* _INSTRUCTIONS TO FOLLOW_:
Set down only those lines that fall from the line containing "Give me the TikZ source for this diagram." through the line containing "(-2.393,-2.436) rectangle (1.128,1.094);", unchanged and without pictures.

* _TASK DATA_:
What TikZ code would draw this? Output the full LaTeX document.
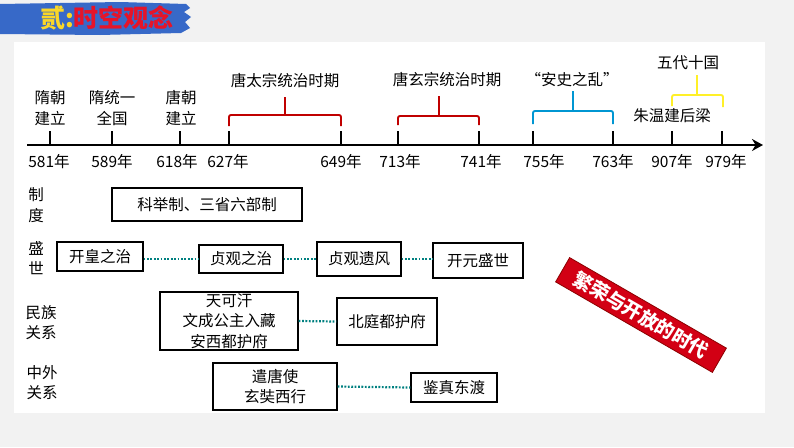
\documentclass[tikz,border=0pt]{standalone}
\usepackage{fontspec}
\setmainfont{Noto Sans CJK SC}
\usetikzlibrary{arrows.meta}
\definecolor{brRed}{RGB}{192,0,0}
\definecolor{brBlue}{RGB}{0,150,210}
\definecolor{brYellow}{RGB}{255,240,40}
\definecolor{dotTeal}{RGB}{0,128,128}
\definecolor{titleBlue}{RGB}{55,105,200}
\definecolor{titleRed}{RGB}{230,20,40}
\definecolor{titleYellow}{RGB}{250,215,40}
\definecolor{bannerRed}{RGB}{210,0,20}
\definecolor{paper}{RGB}{242,242,242}
\begin{document}
\begin{tikzpicture}[x=1pt,y=-1pt,
  txt/.style={font=\fontsize{15.5}{20.5}\selectfont, align=center, inner sep=0pt},
  box/.style={draw=black, line width=1.3pt, txt},
  tickmark/.style={line width=2.6pt},
  link/.style={dotTeal, line width=2.2pt, dash pattern=on 1.8pt off 1.6pt},
  bkt/.style={line width=1.9pt, rounded corners=2pt},
]
% background
\fill[paper] (0,0) rectangle (794,447);
\fill[white] (14,42) rectangle (765,413);
\useasboundingbox (0,0) rectangle (794,447);

% title brush
\fill[titleBlue] (0,4) -- (120,2) -- (186,4) -- (190,8) -- (184,12) -- (191,17) -- (185,22) -- (190,28) -- (181,33) -- (100,35) -- (0,34) -- cycle;
\node[anchor=west, inner sep=0pt, font=\fontsize{25}{25}\selectfont\bfseries] (title) at (40,18)
  {\textcolor{titleYellow}{贰:}\textcolor{titleRed}{时空观念}};

% axis
\coordinate (axS) at (27,145);
\coordinate (axE) at (763,145);
\draw[line width=2.8pt, -{Stealth[length=11pt,width=12pt]}] (axS) -- (axE);

% ticks and year labels
\foreach \yr/\tx/\lx in {581/50/49, 589/112/112, 618/180/177, 627/229/228, 649/341/341,
                         713/398/400, 741/479/481, 755/533/544, 763/613/613, 907/672/672, 979/722/726} {
  \coordinate (t\yr) at (\tx,145);
  \draw[tickmark] (t\yr) -- ++(0,-14);
  \node[txt] (y\yr) at (\lx,162) {\yr 年};
}

% labels above the axis
\node[txt] (suichao) at (50,108) {隋朝\\建立};
\node[txt] (suitongyi) at (112,108) {隋统一\\全国};
\node[txt] (tangchao) at (181,108) {唐朝\\建立};

% brackets
\draw[bkt, brRed] (229,126) -- (229,115) -- (341,115) -- (341,126);
\draw[bkt, brRed] (285,115) -- (285,97);
\node[txt] (taizong) at (285,81) {唐太宗统治时期};

\draw[bkt, brRed] (398,125) -- (398,116) -- (479,116) -- (479,125);
\draw[bkt, brRed] (439,116) -- (439,96);
\node[txt] (xuanzong) at (447,80) {唐玄宗统治时期};

\draw[bkt, brBlue] (533,124) -- (533,111) -- (613,111) -- (613,124);
\draw[bkt, brBlue] (573,111) -- (573,91);
\node[txt] (anshi) at (572,80) {“安史之乱”};

\draw[bkt, brYellow] (672,106) -- (672,95) -- (723,95) -- (723,107);
\draw[bkt, brYellow] (697,95) -- (697,75);
\node[txt] (wudai) at (688,63) {五代十国};
\node[txt] (zhuwen) at (672,116) {朱温建后梁};

% row labels
\node[txt] (lzhidu) at (36,205) {制\\度};
\node[txt] (lsheng) at (36,258) {盛\\世};
\node[txt] (lminzu) at (41,322.5) {民族\\关系};
\node[txt] (lzhongwai) at (42,382.5) {中外\\关系};

% boxes
\node[box, minimum width=190pt, minimum height=33pt] (zhidu) at (207,204.5) {科举制、三省六部制};
\node[box, minimum width=86pt, minimum height=29pt] (kaihuang) at (100,256.5) {开皇之治};
\node[box, minimum width=84pt, minimum height=28pt] (zhenguan) at (241,259) {贞观之治};
\node[box, minimum width=84pt, minimum height=34pt] (yifeng) at (359,259) {贞观遗风};
\node[box, minimum width=90pt, minimum height=35pt] (kaiyuan) at (478,260.5) {开元盛世};
\node[box, minimum width=138pt, minimum height=58pt] (tiankehan) at (229,321) {天可汗\\文成公主入藏\\安西都护府};
\node[box, minimum width=100pt, minimum height=47pt] (beiting) at (387,321.5) {北庭都护府};
\node[box, minimum width=124pt, minimum height=47pt] (qiantang) at (275,386.5) {遣唐使\\玄奘西行};
\node[box, minimum width=86pt, minimum height=29pt] (jianzhen) at (454,387.5) {鉴真东渡};

% dotted links
\draw[link] (kaihuang.east |- zhenguan.west) -- (zhenguan.west);
\draw[link] (zhenguan.east) -- (yifeng.west);
\draw[link] (yifeng.east) -- (kaiyuan.west |- yifeng.east);
\draw[link] (tiankehan.east) -- (beiting.west);
\draw[link] (qiantang.east) -- (jianzhen.west);

% banner
\node[fill=bannerRed, draw=red!55!black, line width=0.8pt, text=white, rotate=-30,
      minimum width=181pt, minimum height=28pt, inner sep=0pt,
      font=\fontsize{19}{19}\selectfont\bfseries] (banner) at (641,315) {繁荣与开放的时代};
\end{tikzpicture}
\end{document}
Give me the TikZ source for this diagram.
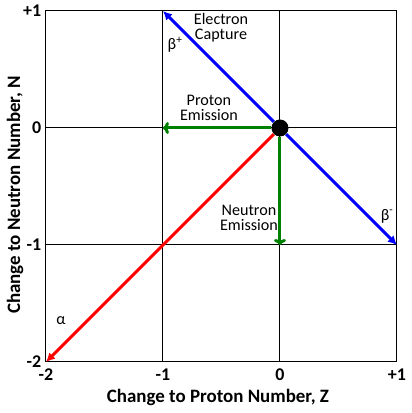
\documentclass[tikz,border=0pt]{standalone}
\usepackage{fontspec}
\setmainfont{Carlito}
\usetikzlibrary{arrows.meta,positioning}

\definecolor{decblue}{RGB}{0,0,255}
\definecolor{decred}{RGB}{255,0,0}
\definecolor{decgreen}{RGB}{0,128,0}

\begin{document}
\begin{tikzpicture}
  [x=117bp, y=117bp, >={Latex[length=9bp,width=9bp]}]

% fix the margins
\useasboundingbox (-2.393,-2.436) rectangle (1.128,1.094);

% define styles
\tikzstyle{gridline} = [draw=black, line width=1bp];
\tikzstyle{tick} = [font=\fontsize{18}{20}\selectfont\bfseries, inner sep=1bp];
\tikzstyle{axistitle} = [font=\fontsize{19}{21}\selectfont\bfseries, inner sep=0pt];
\tikzstyle{note} = [font=\fontsize{16.2}{15.5}\selectfont, align=center, inner sep=0pt];
\tikzstyle{decay} = [->, line width=3bp];
\tikzstyle{emit} = [-{To[length=6bp,width=12bp,line width=3bp]}, line width=3bp, decgreen];
\tikzstyle{nucleus} = [circle, fill=black, minimum size=17bp, inner sep=0pt];

% grid
\draw[gridline] (-2,-2) rectangle (1,1);
\foreach \v in {-1,0}{
  \draw[gridline] (\v,-2) -- (\v,1);
  \draw[gridline] (-2,\v) -- (1,\v);
}

% tick labels
\foreach \v/\t in {-2/-2,-1/-1,0/0,1/+1}{
  \node[tick, anchor=north] (zt\v) at (\v,-2.05) {\t};
  \node[tick, anchor=east] (nt\v) at (-2.03,\v) {\t};
}

% axis titles
\node[axistitle] (ztitle) at (-0.53,-2.299) {Change to Proton Number, Z};
\node[axistitle, rotate=90] (ntitle) at (-2.265,-0.573) {Change to Neutron Number, N};

% end points of the decays
\coordinate (ecend) at (-1,1);
\coordinate (bmend) at (1,-1);
\coordinate (peend) at (-1,0);
\coordinate (neend) at (0,-1);
\coordinate (alend) at (-2,-2);

% parent nucleus
\node[nucleus] (o) at (0,0) {};

% draw decays
\draw[decay, decblue] (o) -- (ecend);
\draw[decay, decblue] (o) -- (bmend);
\draw[decay, decred] (o) -- (alend);
\draw[emit] (o) -- (peend);
\draw[emit] (o) -- (neend);

% labels
\node[note] (ec) at (-0.504,0.855) {Electron\\Capture};
\node[note] (bp) at (-0.897,0.709) {β\textsuperscript{+}};
\node[note] (pe) at (-0.607,0.171) {Proton\\Emission};
\node[note] (ne) at (-0.265,-0.769) {Neutron\\Emission};
\node[note] (bm) at (0.915,-0.752) {β\textsuperscript{-}};
\node[note] (al) at (-1.872,-1.650) {α};

\end{tikzpicture}
\end{document}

* _SOLUTION FOR THIS PROBLEM_:
Give me the TikZ source for this diagram.
\documentclass[tikz,border=0pt]{standalone}
\usepackage{fontspec}
\setmainfont{Carlito}
\usetikzlibrary{arrows.meta,positioning}

\definecolor{decblue}{RGB}{0,0,255}
\definecolor{decred}{RGB}{255,0,0}
\definecolor{decgreen}{RGB}{0,128,0}

\begin{document}
\begin{tikzpicture}
  [x=117bp, y=117bp, >={Latex[length=9bp,width=9bp]}]

% fix the margins
\useasboundingbox (-2.393,-2.436) rectangle (1.128,1.094);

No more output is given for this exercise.